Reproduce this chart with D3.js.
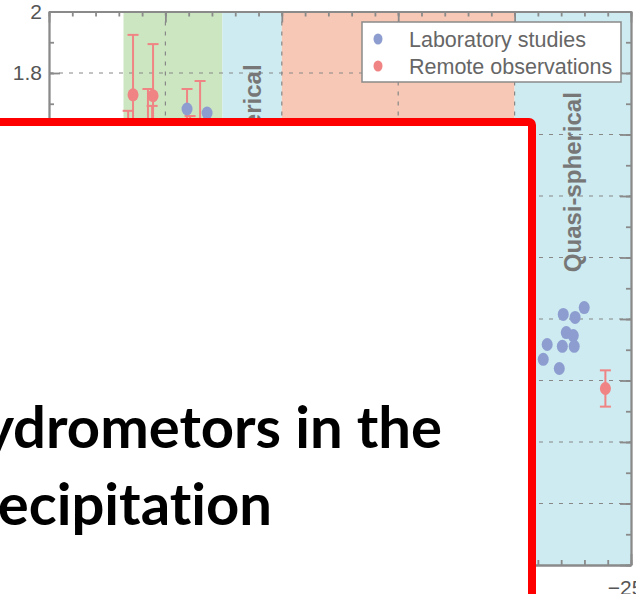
<!DOCTYPE html>
<html lang="en">
<head>
  <meta charset="UTF-8">
  <title>Aspect ratio vs temperature</title>
  <script src="https://d3js.org/d3.v7.min.js"></script>
  <style>
    body {
      margin: 0;
      background: #fff;
    }

    svg {
      display: block;
    }

    .axis path,
    .axis line {
      stroke: #8a8a8a;
      stroke-width: 1.8px;
    }

    .axis text {
      font-family: "Liberation Sans", Arial, sans-serif;
      font-size: 21px;
      fill: #555;
    }

    .grid line {
      stroke: #888;
      stroke-width: 1.2px;
      stroke-dasharray: 4 6;
    }

    .region-label {
      font-family: "Liberation Sans", Arial, sans-serif;
      font-weight: bold;
      font-size: 24px;
      fill: #777;
    }

    .legend text {
      font-family: "Liberation Sans", Arial, sans-serif;
      font-size: 21.5px;
      fill: #666;
    }

    .overlay text {
      font-family: Lato, "Open Sans", sans-serif;
      font-weight: bold;
      font-size: 58px;
      font-variant-ligatures: none;
      font-feature-settings: "liga" 0;
      fill: #000;
    }
  </style>
</head>

<body>
  <div id="chart"></div>
  <script>
    // habit regions along the temperature axis (deg C)
    const regionFrom = [-3.2, -7.45, -10, -20];
    const regionTo = [-7.45, -10, -20, -25];
    const regionLabel = ["", "Quasi-spherical", "", "Quasi-spherical"];

    // laboratory studies
    const labTemp = [-5.93, -6.79, -22.09, -22.60, -22.99, -22.22, -22.52, -22.05, -22.56, -21.40, -21.23, -21.92];
    const labRatio = [1.683, 1.670, 1.015, 1.005, 1.037, 0.956, 0.946, 0.911, 0.911, 0.917, 0.869, 0.839];

    // remote observations (with error)
    const remTemp = [-3.61, -4.47, -3.40, -4.25, -4.43, -5.93, -6.49, -6.06, -23.9];
    const remRatio = [1.729, 1.726, 1.55, 1.60, 1.55, 1.60, 1.60, 1.50, 0.774];
    const remErr = [0.195, 0.168, 0.127, 0.148, 0.143, 0.148, 0.174, 0.16, 0.059];

    // axis ticks
    const xMajor = [0, -5, -10, -15, -20, -25];
    const yMajor = [0.2, 0.4, 0.6, 0.8, 1, 1.2, 1.4, 1.6, 1.8, 2];

    const legendItems = ["Laboratory studies", "Remote observations"];
    const titleLines = ["Hydrometors in the", "Precipitation"];

    const width = 636,
          height = 594;

    const regionColor = ["#cce6c1", "#cdebf1", "#f8c8b6", "#cdebf1"];
    const labColor = "#8e9dd0",
          remColor = "#f08383";

    const svg = d3.select("#chart")
      .append("svg")
      .attr("width", width)
      .attr("height", height);

    const x = d3.scaleLinear().domain([0, -25]).range([49, 631]);
    const y = d3.scaleLinear().domain([0.2, 2]).range([565, 11.5]);

    const xMinor = d3.range(0, -26, -1);
    const yMinor = d3.range(2, 21).map(d => d / 10);

    // shaded regions
    svg.append("g")
      .selectAll("rect")
      .data(regionFrom)
      .enter().append("rect")
      .attr("x", d => x(d))
      .attr("y", y(2))
      .attr("width", (d, i) => x(regionTo[i]) - x(d))
      .attr("height", y(0.2) - y(2))
      .attr("fill", (d, i) => regionColor[i]);

    // dashed grid
    const grid = svg.append("g").attr("class", "grid");
    grid.selectAll(".gx")
      .data(xMajor.slice(1, -1))
      .enter().append("line")
      .attr("x1", d => x(d)).attr("x2", d => x(d))
      .attr("y1", y(2)).attr("y2", y(0.2));
    grid.selectAll(".gy")
      .data(yMajor.slice(1, -1))
      .enter().append("line")
      .attr("x1", x(0)).attr("x2", x(-25))
      .attr("y1", d => y(d)).attr("y2", d => y(d));

    // axes, ticks pointing inwards
    function drawAxis(axisFn, scale, values, size, fmt, pad, transform) {
      return svg.append("g")
        .attr("class", "axis")
        .attr("transform", transform)
        .call(axisFn(scale).tickValues(values).tickSize(size).tickSizeOuter(0)
          .tickPadding(pad).tickFormat(fmt));
    }

    const none = () => "";
    drawAxis(d3.axisBottom, x, xMinor, -5, none, 0, `translate(0,${y(0.2)})`);
    drawAxis(d3.axisBottom, x, xMajor, -11, d => d3.format("d")(d).replace("-", "\u2212"), 15, `translate(0,${y(0.2)})`)
      .selectAll("text").attr("dx", -6);
    drawAxis(d3.axisTop, x, xMinor, -5, none, 0, `translate(0,${y(2)})`);
    drawAxis(d3.axisTop, x, xMajor, -11, none, 0, `translate(0,${y(2)})`);
    drawAxis(d3.axisLeft, y, yMinor, -5, none, 0, `translate(${x(0)},0)`);
    drawAxis(d3.axisLeft, y, yMajor, -11, d => d3.format("~g")(d), 7, `translate(${x(0)},0)`);
    drawAxis(d3.axisRight, y, yMinor, -5, none, 0, `translate(${x(-25)},0)`);
    drawAxis(d3.axisRight, y, yMajor, -11, none, 0, `translate(${x(-25)},0)`);

    // region labels
    const labelY = [null, 1.535, null, 1.445];
    svg.append("g")
      .selectAll("text")
      .data(regionLabel.map((t, i) => ({ t, i })).filter(d => d.t))
      .enter().append("text")
      .attr("class", "region-label")
      .attr("text-anchor", "middle")
      .attr("dy", "0.35em")
      .attr("transform", d => `translate(${x((regionFrom[d.i] + regionTo[d.i]) / 2)},${y(labelY[d.i])}) rotate(-90)`)
      .text(d => d.t);

    // remote observations: error bars + markers
    const rem = svg.append("g");
    remTemp.forEach((t, i) => {
      const cx = x(t);
      const lo = y(remRatio[i] - remErr[i]),
            hi = y(remRatio[i] + remErr[i]);
      rem.append("line")
        .attr("x1", cx).attr("x2", cx).attr("y1", lo).attr("y2", hi)
        .attr("stroke", remColor).attr("stroke-width", 2);
      [lo, hi].forEach(v => {
        rem.append("line")
          .attr("x1", cx - 5.5).attr("x2", cx + 5.5).attr("y1", v).attr("y2", v)
          .attr("stroke", remColor).attr("stroke-width", 2);
      });
    });
    rem.selectAll("ellipse")
      .data(remTemp)
      .enter().append("ellipse")
      .attr("cx", d => x(d))
      .attr("cy", (d, i) => y(remRatio[i]))
      .attr("rx", 5.5).attr("ry", 6.5)
      .attr("fill", remColor);

    // laboratory markers
    svg.append("g")
      .selectAll("ellipse")
      .data(labTemp)
      .enter().append("ellipse")
      .attr("cx", d => x(d))
      .attr("cy", (d, i) => y(labRatio[i]))
      .attr("rx", 5.5).attr("ry", 6.5)
      .attr("fill", labColor);

    // legend
    const legend = svg.append("g").attr("class", "legend");
    legend.append("rect")
      .attr("x", 362).attr("y", 22)
      .attr("width", 259).attr("height", 60)
      .attr("fill", "#fff")
      .attr("stroke", "#8a8a8a")
      .attr("stroke-width", 1.5);
    legendItems.forEach((label, i) => {
      legend.append("ellipse")
        .attr("cx", 378).attr("cy", 39 + i * 27)
        .attr("rx", 4.5).attr("ry", 5.5)
        .attr("fill", i === 0 ? labColor : remColor);
      legend.append("text")
        .attr("x", 409).attr("y", 39 + i * 27)
        .attr("dy", "0.35em")
        .text(label);
    });

    // white panel with red border on top of the chart
    const overlay = svg.append("g").attr("class", "overlay");
    overlay.append("rect")
      .attr("x", -40).attr("y", 122)
      .attr("width", 572).attr("height", 520)
      .attr("rx", 3)
      .attr("fill", "#fff")
      .attr("stroke", "#ff0000")
      .attr("stroke-width", 8);
    overlay.append("text")
      .attr("x", 442).attr("y", 448)
      .attr("text-anchor", "end")
      .text(titleLines[0]);
    overlay.append("text")
      .attr("x", 272).attr("y", 525)
      .attr("text-anchor", "end")
      .text(titleLines[1]);
  </script>
</body>
</html>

● ● ● ● ●

## STATED PROBLEM:
Write down every line of the data above that includes the string "chart".

## RESULT FOR THIS EXERCISE:
Reproduce this chart with D3.js.
  <div id="chart"></div>
    const svg = d3.select("#chart")
    // white panel with red border on top of the chart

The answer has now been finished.